- Material:
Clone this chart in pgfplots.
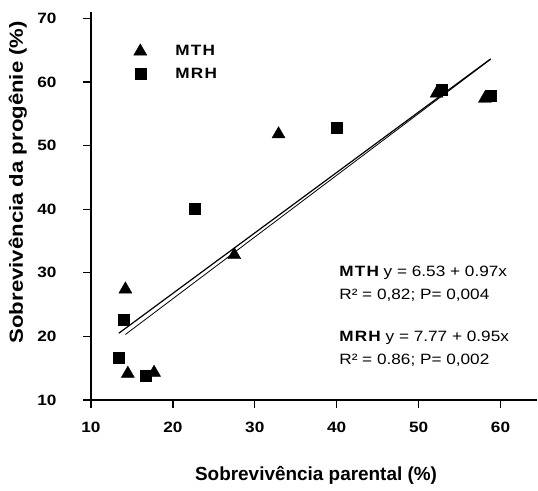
\documentclass[border=0pt]{standalone}
\usepackage{fontspec}
\setmainfont{Liberation Sans}
\newfontfamily\tickf{Liberation Sans}[FakeStretch=1.15]
\newfontfamily\ylabf{Liberation Sans}[FakeStretch=1.17]
\newfontfamily\annf{Liberation Sans}[FakeStretch=1.15]
\newfontfamily\legf{Liberation Sans}[FakeStretch=1.15,LetterSpace=8]
\usepackage{pgfplots}
\pgfplotsset{compat=1.18}
\pgfplotsset{myleg/.style={legend image code/.code={\draw[##1] plot coordinates {(0bp,0bp)}; \path (-7bp,0bp) (25bp,0bp);}}}
\begin{document}
\begin{tikzpicture}
\useasboundingbox (0,0) rectangle (538bp,491bp);
\begin{axis}[
  at={(91bp,91bp)}, anchor=south west,
  scale only axis, width=445.7bp, height=388.3bp,
  xmin=10, xmax=64.42, ymin=10, ymax=71.05,
  axis x line=bottom, axis y line=left,
  axis line style={-, line width=1.2bp},
  tick align=outside, major tick length=8bp,
  every tick/.style={black, line width=1.2bp},
  xtick={10,20,...,60}, ytick={10,20,...,70},
  /pgf/number format/assume math mode=true,
  tick label style={font=\tickf\bfseries\fontsize{15}{17}\selectfont},
  xticklabel style={anchor=center, yshift=-19bp},
  yticklabel style={anchor=east, xshift=-23bp},
  xlabel={Sobrevivência parental (\%)},
  ylabel={Sobrevivência da progênie (\%)},
  xlabel style={font=\bfseries\fontsize{19}{22}\selectfont, at={(axis description cs:0.505,-0.193)}, anchor=center},
  ylabel style={font=\ylabf\bfseries\fontsize{19}{22}\selectfont, at={(axis description cs:-0.164,0.561)}, anchor=center},
  legend style={draw=none, fill=none, at={(axis cs:14.75,66.4)}, anchor=north west,
    font=\legf\bfseries\fontsize{15}{17}\selectfont, row sep=7bp},
  legend cell align=left,
]
\addplot[only marks, mark=triangle*, mark size=7.5bp, black, myleg]
  coordinates {(14.2,27.4) (14.5,14.15) (17.7,14.3) (27.5,32.8) (32.9,51.8) (52.2,58.2) (58.1,57.4)};
\addlegendentry{\hspace{8bp}MTH}
\addplot[only marks, mark=square*, mark size=5.5bp, black, myleg]
  coordinates {(13.95,22.7) (13.4,16.7) (16.7,13.8) (22.7,40) (40.0,52.8) (52.8,58.85) (58.8,57.85)};
\addlegendentry{\hspace{8bp}MRH}
\addplot[black, line width=0.8bp, forget plot] coordinates {(14.2,20.30) (58.8,63.57)};
\addplot[black, line width=1.2bp, forget plot] coordinates {(13.4,20.50) (58.8,63.63)};
\node[anchor=base west, inner sep=0, font=\annf\fontsize{15}{17}\selectfont] at (axis cs:40.3,29.38) {{\legf\bfseries MTH} y = 6.53 + 0.97x};
\node[anchor=base west, inner sep=0, font=\annf\fontsize{15}{17}\selectfont] at (axis cs:40.3,25.83) {R² = 0,82; P= 0,004};
\node[anchor=base west, inner sep=0, font=\annf\fontsize{15}{17}\selectfont] at (axis cs:40.3,19.16) {{\legf\bfseries MRH} y = 7.77 + 0.95x};
\node[anchor=base west, inner sep=0, font=\annf\fontsize{15}{17}\selectfont] at (axis cs:40.3,15.66) {R² = 0.86; P= 0,002};
\end{axis}
\end{tikzpicture}
\end{document}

- The problem: Go through the data above and transcribe it in full, omitting any image.

- In response:
Clone this chart in pgfplots.
\documentclass[border=0pt]{standalone}
\usepackage{fontspec}
\setmainfont{Liberation Sans}
\newfontfamily\tickf{Liberation Sans}[FakeStretch=1.15]
\newfontfamily\ylabf{Liberation Sans}[FakeStretch=1.17]
\newfontfamily\annf{Liberation Sans}[FakeStretch=1.15]
\newfontfamily\legf{Liberation Sans}[FakeStretch=1.15,LetterSpace=8]
\usepackage{pgfplots}
\pgfplotsset{compat=1.18}
\pgfplotsset{myleg/.style={legend image code/.code={\draw[##1] plot coordinates {(0bp,0bp)}; \path (-7bp,0bp) (25bp,0bp);}}}
\begin{document}
\begin{tikzpicture}
\useasboundingbox (0,0) rectangle (538bp,491bp);
\begin{axis}[
  at={(91bp,91bp)}, anchor=south west,
  scale only axis, width=445.7bp, height=388.3bp,
  xmin=10, xmax=64.42, ymin=10, ymax=71.05,
  axis x line=bottom, axis y line=left,
  axis line style={-, line width=1.2bp},
  tick align=outside, major tick length=8bp,
  every tick/.style={black, line width=1.2bp},
  xtick={10,20,...,60}, ytick={10,20,...,70},
  /pgf/number format/assume math mode=true,
  tick label style={font=\tickf\bfseries\fontsize{15}{17}\selectfont},
  xticklabel style={anchor=center, yshift=-19bp},
  yticklabel style={anchor=east, xshift=-23bp},
  xlabel={Sobrevivência parental (\%)},
  ylabel={Sobrevivência da progênie (\%)},
  xlabel style={font=\bfseries\fontsize{19}{22}\selectfont, at={(axis description cs:0.505,-0.193)}, anchor=center},
  ylabel style={font=\ylabf\bfseries\fontsize{19}{22}\selectfont, at={(axis description cs:-0.164,0.561)}, anchor=center},
  legend style={draw=none, fill=none, at={(axis cs:14.75,66.4)}, anchor=north west,
    font=\legf\bfseries\fontsize{15}{17}\selectfont, row sep=7bp},
  legend cell align=left,
]
\addplot[only marks, mark=triangle*, mark size=7.5bp, black, myleg]
  coordinates {(14.2,27.4) (14.5,14.15) (17.7,14.3) (27.5,32.8) (32.9,51.8) (52.2,58.2) (58.1,57.4)};
\addlegendentry{\hspace{8bp}MTH}
\addplot[only marks, mark=square*, mark size=5.5bp, black, myleg]
  coordinates {(13.95,22.7) (13.4,16.7) (16.7,13.8) (22.7,40) (40.0,52.8) (52.8,58.85) (58.8,57.85)};
\addlegendentry{\hspace{8bp}MRH}
\addplot[black, line width=0.8bp, forget plot] coordinates {(14.2,20.30) (58.8,63.57)};
\addplot[black, line width=1.2bp, forget plot] coordinates {(13.4,20.50) (58.8,63.63)};
\node[anchor=base west, inner sep=0, font=\annf\fontsize{15}{17}\selectfont] at (axis cs:40.3,29.38) {{\legf\bfseries MTH} y = 6.53 + 0.97x};
\node[anchor=base west, inner sep=0, font=\annf\fontsize{15}{17}\selectfont] at (axis cs:40.3,25.83) {R² = 0,82; P= 0,004};
\node[anchor=base west, inner sep=0, font=\annf\fontsize{15}{17}\selectfont] at (axis cs:40.3,19.16) {{\legf\bfseries MRH} y = 7.77 + 0.95x};
\node[anchor=base west, inner sep=0, font=\annf\fontsize{15}{17}\selectfont] at (axis cs:40.3,15.66) {R² = 0.86; P= 0,002};
\end{axis}
\end{tikzpicture}
\end{document}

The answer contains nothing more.